▸ Do this: Set all the material down again unchanged, without the pictures.

▸ Given information:
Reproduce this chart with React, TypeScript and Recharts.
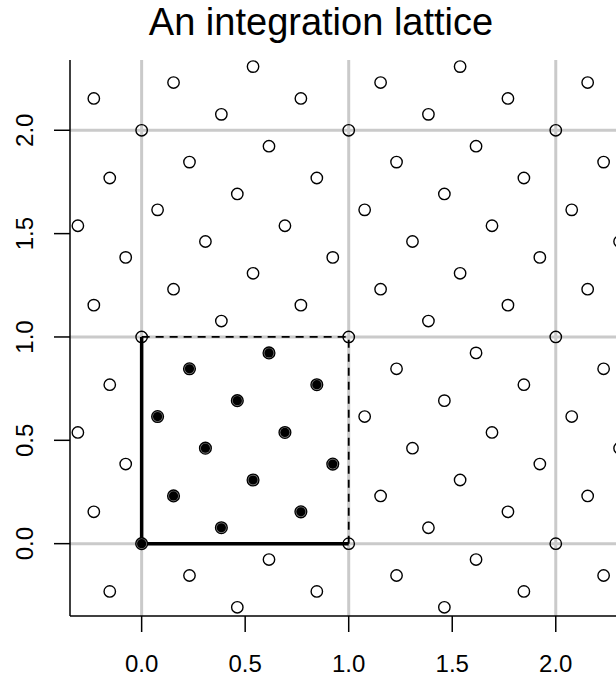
import { ScatterChart, Scatter, XAxis, YAxis, ReferenceLine } from 'recharts';

// 13-point rank-1 lattice inside the unit square
const cellPoints = [
  { x: 0, y: 0 },
  { x: 0.077, y: 0.615 },
  { x: 0.154, y: 0.231 },
  { x: 0.231, y: 0.846 },
  { x: 0.308, y: 0.462 },
  { x: 0.385, y: 0.077 },
  { x: 0.462, y: 0.692 },
  { x: 0.538, y: 0.308 },
  { x: 0.615, y: 0.923 },
  { x: 0.692, y: 0.538 },
  { x: 0.769, y: 0.154 },
  { x: 0.846, y: 0.769 },
  { x: 0.923, y: 0.385 },
];

// the same lattice continued outside the unit square
const outerPoints = [
  { x: 0, y: 1 }, { x: 0, y: 2 }, { x: 1, y: 0 }, { x: 1, y: 1 },
  { x: 1, y: 2 }, { x: 2, y: 0 }, { x: 2, y: 1 }, { x: 2, y: 2 },
  { x: 0.077, y: 1.615 }, { x: 1.077, y: 0.615 }, { x: 1.077, y: 1.615 },
  { x: 2.077, y: 0.615 }, { x: 2.077, y: 1.615 },
  { x: 0.154, y: 1.231 }, { x: 0.154, y: 2.231 }, { x: 1.154, y: 0.231 },
  { x: 1.154, y: 1.231 }, { x: 1.154, y: 2.231 }, { x: 2.154, y: 0.231 },
  { x: 2.154, y: 1.231 }, { x: 2.154, y: 2.231 },
  { x: 0.231, y: -0.154 }, { x: 0.231, y: 1.846 }, { x: 1.231, y: -0.154 },
  { x: 1.231, y: 0.846 }, { x: 1.231, y: 1.846 }, { x: 2.231, y: -0.154 },
  { x: 2.231, y: 0.846 }, { x: 2.231, y: 1.846 },
  { x: 0.308, y: 1.462 }, { x: 1.308, y: 0.462 }, { x: 1.308, y: 1.462 },
  { x: 2.308, y: 0.462 }, { x: 2.308, y: 1.462 },
  { x: 0.385, y: 1.077 }, { x: 0.385, y: 2.077 }, { x: 1.385, y: 0.077 },
  { x: 1.385, y: 1.077 }, { x: 1.385, y: 2.077 },
  { x: 0.462, y: -0.308 }, { x: 0.462, y: 1.692 }, { x: 1.462, y: -0.308 },
  { x: 1.462, y: 0.692 }, { x: 1.462, y: 1.692 },
  { x: 0.538, y: 1.308 }, { x: 0.538, y: 2.308 }, { x: 1.538, y: 0.308 },
  { x: 1.538, y: 1.308 }, { x: 1.538, y: 2.308 },
  { x: 0.615, y: -0.077 }, { x: 0.615, y: 1.923 }, { x: 1.615, y: -0.077 },
  { x: 1.615, y: 0.923 }, { x: 1.615, y: 1.923 },
  { x: -0.308, y: 0.538 }, { x: -0.308, y: 1.538 }, { x: 0.692, y: 1.538 },
  { x: 1.692, y: 0.538 }, { x: 1.692, y: 1.538 },
  { x: -0.231, y: 0.154 }, { x: -0.231, y: 1.154 }, { x: -0.231, y: 2.154 },
  { x: 0.769, y: 1.154 }, { x: 0.769, y: 2.154 }, { x: 1.769, y: 0.154 },
  { x: 1.769, y: 1.154 }, { x: 1.769, y: 2.154 },
  { x: -0.154, y: -0.231 }, { x: -0.154, y: 0.769 }, { x: -0.154, y: 1.769 },
  { x: 0.846, y: -0.231 }, { x: 0.846, y: 1.769 }, { x: 1.846, y: -0.231 },
  { x: 1.846, y: 0.769 }, { x: 1.846, y: 1.769 },
  { x: -0.077, y: 0.385 }, { x: -0.077, y: 1.385 }, { x: 0.923, y: 1.385 },
  { x: 1.923, y: 0.385 }, { x: 1.923, y: 1.385 },
];

const axisTicks = [0, 0.5, 1, 1.5, 2];
const gridLines = [0, 1, 2];

const FONT = '"Liberation Sans", Arial, Helvetica, sans-serif';

const OpenDot = (props: any) => (
  <circle cx={props.cx} cy={props.cy} r={5.7} fill="none" stroke="#000" strokeWidth={1.4} />
);

const FilledDot = (props: any) => (
  <g>
    <circle cx={props.cx} cy={props.cy} r={5.9} fill="#888" stroke="#000" strokeWidth={1.3} />
    <circle cx={props.cx} cy={props.cy} r={4.6} fill="#000" />
  </g>
);

const XTick = (props: any) => (
  <text x={props.x} y={672} textAnchor="middle" fontSize={24} fontFamily={FONT} fill="#000">
    {Number(props.payload.value).toFixed(1)}
  </text>
);

const YTick = (props: any) => (
  <text
    x={33}
    y={props.y}
    transform={`rotate(-90, 33, ${props.y})`}
    textAnchor="middle"
    fontSize={24}
    fontFamily={FONT}
    fill="#000"
  >
    {Number(props.payload.value).toFixed(1)}
  </text>
);

export default function App() {
  return (
    <div
      style={{
        position: 'absolute',
        left: 0,
        top: 0,
        width: 616,
        height: 677,
        overflow: 'hidden',
        background: '#fff',
      }}
    >
      <div
        style={{
          position: 'absolute',
          left: 0,
          top: 3,
          width: 642,
          textAlign: 'center',
          fontFamily: FONT,
          fontSize: 38,
          lineHeight: '38px',
          color: '#000',
        }}
      >
        An integration lattice
      </div>
      <ScatterChart width={637} height={677} margin={{ top: 60, right: 10, bottom: 0, left: 0 }}>
        <XAxis
          type="number"
          dataKey="x"
          domain={[-0.346, 2.344]}
          allowDataOverflow
          ticks={axisTicks}
          height={61}
          tickSize={16}
          tick={<XTick />}
          axisLine={{ stroke: '#000', strokeWidth: 1.5 }}
          tickLine={{ stroke: '#000', strokeWidth: 1.5 }}
        />
        <YAxis
          type="number"
          dataKey="y"
          domain={[-0.35, 2.34]}
          allowDataOverflow
          ticks={axisTicks}
          width={70}
          tickSize={16}
          tick={<YTick />}
          axisLine={{ stroke: '#000', strokeWidth: 1.5 }}
          tickLine={{ stroke: '#000', strokeWidth: 1.5 }}
        />
        <Scatter data={outerPoints} shape={<OpenDot />} isAnimationActive={false} />
        {gridLines.map((v) => (
          <ReferenceLine key={`gx${v}`} x={v} stroke="#cacaca" strokeWidth={3} />
        ))}
        {gridLines.map((v) => (
          <ReferenceLine key={`gy${v}`} y={v} stroke="#cacaca" strokeWidth={3} />
        ))}
        <ReferenceLine segment={[{ x: 0, y: 0 }, { x: 1, y: 0 }]} stroke="#000" strokeWidth={3.5} />
        <ReferenceLine segment={[{ x: 0, y: 0 }, { x: 0, y: 1 }]} stroke="#000" strokeWidth={3.5} />
        <ReferenceLine
          segment={[{ x: 0, y: 1 }, { x: 1, y: 1 }]}
          stroke="#000"
          strokeWidth={1.8}
          strokeDasharray="8 6"
        />
        <ReferenceLine
          segment={[{ x: 1, y: 0 }, { x: 1, y: 1 }]}
          stroke="#000"
          strokeWidth={1.8}
          strokeDasharray="8 6"
        />
        <Scatter data={cellPoints} shape={<FilledDot />} isAnimationActive={false} />
      </ScatterChart>
    </div>
  );
}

▸ Task response:
Reproduce this chart with React, TypeScript and Recharts.
import { ScatterChart, Scatter, XAxis, YAxis, ReferenceLine } from 'recharts';

// 13-point rank-1 lattice inside the unit square
const cellPoints = [
  { x: 0, y: 0 },
  { x: 0.077, y: 0.615 },
  { x: 0.154, y: 0.231 },
  { x: 0.231, y: 0.846 },
  { x: 0.308, y: 0.462 },
  { x: 0.385, y: 0.077 },
  { x: 0.462, y: 0.692 },
  { x: 0.538, y: 0.308 },
  { x: 0.615, y: 0.923 },
  { x: 0.692, y: 0.538 },
  { x: 0.769, y: 0.154 },
  { x: 0.846, y: 0.769 },
  { x: 0.923, y: 0.385 },
];

// the same lattice continued outside the unit square
const outerPoints = [
  { x: 0, y: 1 }, { x: 0, y: 2 }, { x: 1, y: 0 }, { x: 1, y: 1 },
  { x: 1, y: 2 }, { x: 2, y: 0 }, { x: 2, y: 1 }, { x: 2, y: 2 },
  { x: 0.077, y: 1.615 }, { x: 1.077, y: 0.615 }, { x: 1.077, y: 1.615 },
  { x: 2.077, y: 0.615 }, { x: 2.077, y: 1.615 },
  { x: 0.154, y: 1.231 }, { x: 0.154, y: 2.231 }, { x: 1.154, y: 0.231 },
  { x: 1.154, y: 1.231 }, { x: 1.154, y: 2.231 }, { x: 2.154, y: 0.231 },
  { x: 2.154, y: 1.231 }, { x: 2.154, y: 2.231 },
  { x: 0.231, y: -0.154 }, { x: 0.231, y: 1.846 }, { x: 1.231, y: -0.154 },
  { x: 1.231, y: 0.846 }, { x: 1.231, y: 1.846 }, { x: 2.231, y: -0.154 },
  { x: 2.231, y: 0.846 }, { x: 2.231, y: 1.846 },
  { x: 0.308, y: 1.462 }, { x: 1.308, y: 0.462 }, { x: 1.308, y: 1.462 },
  { x: 2.308, y: 0.462 }, { x: 2.308, y: 1.462 },
  { x: 0.385, y: 1.077 }, { x: 0.385, y: 2.077 }, { x: 1.385, y: 0.077 },
  { x: 1.385, y: 1.077 }, { x: 1.385, y: 2.077 },
  { x: 0.462, y: -0.308 }, { x: 0.462, y: 1.692 }, { x: 1.462, y: -0.308 },
  { x: 1.462, y: 0.692 }, { x: 1.462, y: 1.692 },
  { x: 0.538, y: 1.308 }, { x: 0.538, y: 2.308 }, { x: 1.538, y: 0.308 },
  { x: 1.538, y: 1.308 }, { x: 1.538, y: 2.308 },
  { x: 0.615, y: -0.077 }, { x: 0.615, y: 1.923 }, { x: 1.615, y: -0.077 },
  { x: 1.615, y: 0.923 }, { x: 1.615, y: 1.923 },
  { x: -0.308, y: 0.538 }, { x: -0.308, y: 1.538 }, { x: 0.692, y: 1.538 },
  { x: 1.692, y: 0.538 }, { x: 1.692, y: 1.538 },
  { x: -0.231, y: 0.154 }, { x: -0.231, y: 1.154 }, { x: -0.231, y: 2.154 },
  { x: 0.769, y: 1.154 }, { x: 0.769, y: 2.154 }, { x: 1.769, y: 0.154 },
  { x: 1.769, y: 1.154 }, { x: 1.769, y: 2.154 },
  { x: -0.154, y: -0.231 }, { x: -0.154, y: 0.769 }, { x: -0.154, y: 1.769 },
  { x: 0.846, y: -0.231 }, { x: 0.846, y: 1.769 }, { x: 1.846, y: -0.231 },
  { x: 1.846, y: 0.769 }, { x: 1.846, y: 1.769 },
  { x: -0.077, y: 0.385 }, { x: -0.077, y: 1.385 }, { x: 0.923, y: 1.385 },
  { x: 1.923, y: 0.385 }, { x: 1.923, y: 1.385 },
];

const axisTicks = [0, 0.5, 1, 1.5, 2];
const gridLines = [0, 1, 2];

const FONT = '"Liberation Sans", Arial, Helvetica, sans-serif';

const OpenDot = (props: any) => (
  <circle cx={props.cx} cy={props.cy} r={5.7} fill="none" stroke="#000" strokeWidth={1.4} />
);

const FilledDot = (props: any) => (
  <g>
    <circle cx={props.cx} cy={props.cy} r={5.9} fill="#888" stroke="#000" strokeWidth={1.3} />
    <circle cx={props.cx} cy={props.cy} r={4.6} fill="#000" />
  </g>
);

const XTick = (props: any) => (
  <text x={props.x} y={672} textAnchor="middle" fontSize={24} fontFamily={FONT} fill="#000">
    {Number(props.payload.value).toFixed(1)}
  </text>
);

const YTick = (props: any) => (
  <text
    x={33}
    y={props.y}
    transform={`rotate(-90, 33, ${props.y})`}
    textAnchor="middle"
    fontSize={24}
    fontFamily={FONT}
    fill="#000"
  >
    {Number(props.payload.value).toFixed(1)}
  </text>
);

export default function App() {
  return (
    <div
      style={{
        position: 'absolute',
        left: 0,
        top: 0,
        width: 616,
        height: 677,
        overflow: 'hidden',
        background: '#fff',
      }}
    >
      <div
        style={{
          position: 'absolute',
          left: 0,
          top: 3,
          width: 642,
          textAlign: 'center',
          fontFamily: FONT,
          fontSize: 38,
          lineHeight: '38px',
          color: '#000',
        }}
      >
        An integration lattice
      </div>
      <ScatterChart width={637} height={677} margin={{ top: 60, right: 10, bottom: 0, left: 0 }}>
        <XAxis
          type="number"
          dataKey="x"
          domain={[-0.346, 2.344]}
          allowDataOverflow
          ticks={axisTicks}
          height={61}
          tickSize={16}
          tick={<XTick />}
          axisLine={{ stroke: '#000', strokeWidth: 1.5 }}
          tickLine={{ stroke: '#000', strokeWidth: 1.5 }}
        />
        <YAxis
          type="number"
          dataKey="y"
          domain={[-0.35, 2.34]}
          allowDataOverflow
          ticks={axisTicks}
          width={70}
          tickSize={16}
          tick={<YTick />}
          axisLine={{ stroke: '#000', strokeWidth: 1.5 }}
          tickLine={{ stroke: '#000', strokeWidth: 1.5 }}
        />
        <Scatter data={outerPoints} shape={<OpenDot />} isAnimationActive={false} />
        {gridLines.map((v) => (
          <ReferenceLine key={`gx${v}`} x={v} stroke="#cacaca" strokeWidth={3} />
        ))}
        {gridLines.map((v) => (
          <ReferenceLine key={`gy${v}`} y={v} stroke="#cacaca" strokeWidth={3} />
        ))}
        <ReferenceLine segment={[{ x: 0, y: 0 }, { x: 1, y: 0 }]} stroke="#000" strokeWidth={3.5} />
        <ReferenceLine segment={[{ x: 0, y: 0 }, { x: 0, y: 1 }]} stroke="#000" strokeWidth={3.5} />
        <ReferenceLine
          segment={[{ x: 0, y: 1 }, { x: 1, y: 1 }]}
          stroke="#000"
          strokeWidth={1.8}
          strokeDasharray="8 6"
        />
        <ReferenceLine
          segment={[{ x: 1, y: 0 }, { x: 1, y: 1 }]}
          stroke="#000"
          strokeWidth={1.8}
          strokeDasharray="8 6"
        />
        <Scatter data={cellPoints} shape={<FilledDot />} isAnimationActive={false} />
      </ScatterChart>
    </div>
  );
}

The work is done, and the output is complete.